* _WHAT IS ASKED_: Quote the listing below in its entirety, omitting every image.

* _DATA PROVIDED_:

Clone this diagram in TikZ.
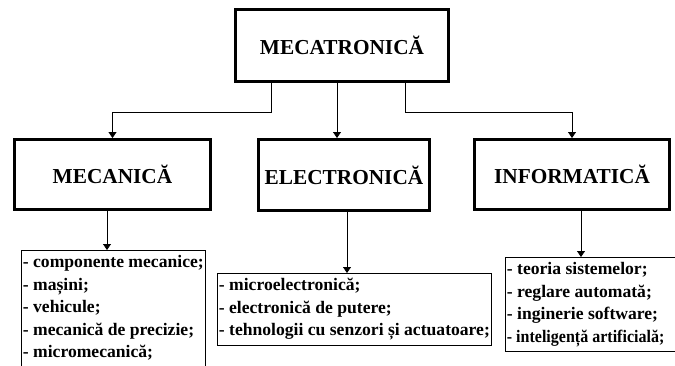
\documentclass[tikz,border=0pt]{standalone}
\usepackage{fontspec}
\setmainfont{Liberation Serif}
\usetikzlibrary{arrows.meta}
\tikzset{
    mainbox/.style={draw, line width=3pt, inner sep=0pt,
        font=\bfseries\fontsize{21.3}{25}\selectfont},
    listbox/.style={draw, line width=0.8pt, align=left, anchor=north west,
        inner xsep=1.5pt, inner ysep=5pt,
        font=\bfseries\fontsize{17.6}{22.5}\selectfont},
    conn/.style={line width=0.8pt, -{Triangle[width=8pt,length=6pt]}},
}

\begin{document}
\begin{tikzpicture}[x=1pt, y=-1pt]
    \clip (0,0) rectangle (675,365);
    \node[mainbox, minimum width=213pt, minimum height=72pt] (mecatronica) at (342,45.5) {MECATRONICĂ};
    \node[mainbox, minimum width=196pt, minimum height=70pt] (mecanica) at (112.5,174.5) {MECANICĂ};
    \node[mainbox, minimum width=171pt, minimum height=71pt] (electronica) at (344,175) {ELECTRONICĂ};
    \node[mainbox, minimum width=195pt, minimum height=70pt] (informatica) at (572,174.5) {INFORMATICĂ};
    % listele de sub fiecare domeniu
    \node[listbox] (meclist) at (21,250) {- componente mecanice;\\- mașini;\\- vehicule;\\- mecanică de precizie;\\- micromecanică;\\};
    \node[listbox] (elelist) at (217,273) {- microelectronică;\\- electronică de putere;\\- tehnologii cu senzori și actuatoare;};
    \node[listbox, text width=176pt, align=flush left] (inflist) at (505,257) {- teoria sistemelor;\\- reglare automată;\\- inginerie software;\\\scalebox{0.91}[1]{- inteligență artificială;}};
    % legaturi
    \draw[conn] ([xshift=-71pt]mecatronica.south) -- ++(0,29.5) -| (mecanica.north);
    \draw[conn] ([xshift=-5pt]mecatronica.south) -- ([xshift=-5pt]mecatronica.south |- electronica.north);
    \draw[conn] ([xshift=63pt]mecatronica.south) -- ++(0,29.5) -| (informatica.north);
    \draw[conn] ([xshift=-5.5pt]mecanica.south) -- ([xshift=-5.5pt]mecanica.south |- meclist.north);
    \draw[conn] ([xshift=3pt]electronica.south) -- ([xshift=3pt]electronica.south |- elelist.north);
    \draw[conn] ([xshift=9pt]informatica.south) -- ([xshift=9pt]informatica.south |- inflist.north);
\end{tikzpicture}
\end{document}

* _ANSWER BELOW_:
Clone this diagram in TikZ.
\documentclass[tikz,border=0pt]{standalone}
\usepackage{fontspec}
\setmainfont{Liberation Serif}
\usetikzlibrary{arrows.meta}
\tikzset{
    mainbox/.style={draw, line width=3pt, inner sep=0pt,
        font=\bfseries\fontsize{21.3}{25}\selectfont},
    listbox/.style={draw, line width=0.8pt, align=left, anchor=north west,
        inner xsep=1.5pt, inner ysep=5pt,
        font=\bfseries\fontsize{17.6}{22.5}\selectfont},
    conn/.style={line width=0.8pt, -{Triangle[width=8pt,length=6pt]}},
}

\begin{document}
\begin{tikzpicture}[x=1pt, y=-1pt]
    \clip (0,0) rectangle (675,365);
    \node[mainbox, minimum width=213pt, minimum height=72pt] (mecatronica) at (342,45.5) {MECATRONICĂ};
    \node[mainbox, minimum width=196pt, minimum height=70pt] (mecanica) at (112.5,174.5) {MECANICĂ};
    \node[mainbox, minimum width=171pt, minimum height=71pt] (electronica) at (344,175) {ELECTRONICĂ};
    \node[mainbox, minimum width=195pt, minimum height=70pt] (informatica) at (572,174.5) {INFORMATICĂ};
    % listele de sub fiecare domeniu
    \node[listbox] (meclist) at (21,250) {- componente mecanice;\\- mașini;\\- vehicule;\\- mecanică de precizie;\\- micromecanică;\\};
    \node[listbox] (elelist) at (217,273) {- microelectronică;\\- electronică de putere;\\- tehnologii cu senzori și actuatoare;};
    \node[listbox, text width=176pt, align=flush left] (inflist) at (505,257) {- teoria sistemelor;\\- reglare automată;\\- inginerie software;\\\scalebox{0.91}[1]{- inteligență artificială;}};
    % legaturi
    \draw[conn] ([xshift=-71pt]mecatronica.south) -- ++(0,29.5) -| (mecanica.north);
    \draw[conn] ([xshift=-5pt]mecatronica.south) -- ([xshift=-5pt]mecatronica.south |- electronica.north);
    \draw[conn] ([xshift=63pt]mecatronica.south) -- ++(0,29.5) -| (informatica.north);
    \draw[conn] ([xshift=-5.5pt]mecanica.south) -- ([xshift=-5.5pt]mecanica.south |- meclist.north);
    \draw[conn] ([xshift=3pt]electronica.south) -- ([xshift=3pt]electronica.south |- elelist.north);
    \draw[conn] ([xshift=9pt]informatica.south) -- ([xshift=9pt]informatica.south |- inflist.north);
\end{tikzpicture}
\end{document}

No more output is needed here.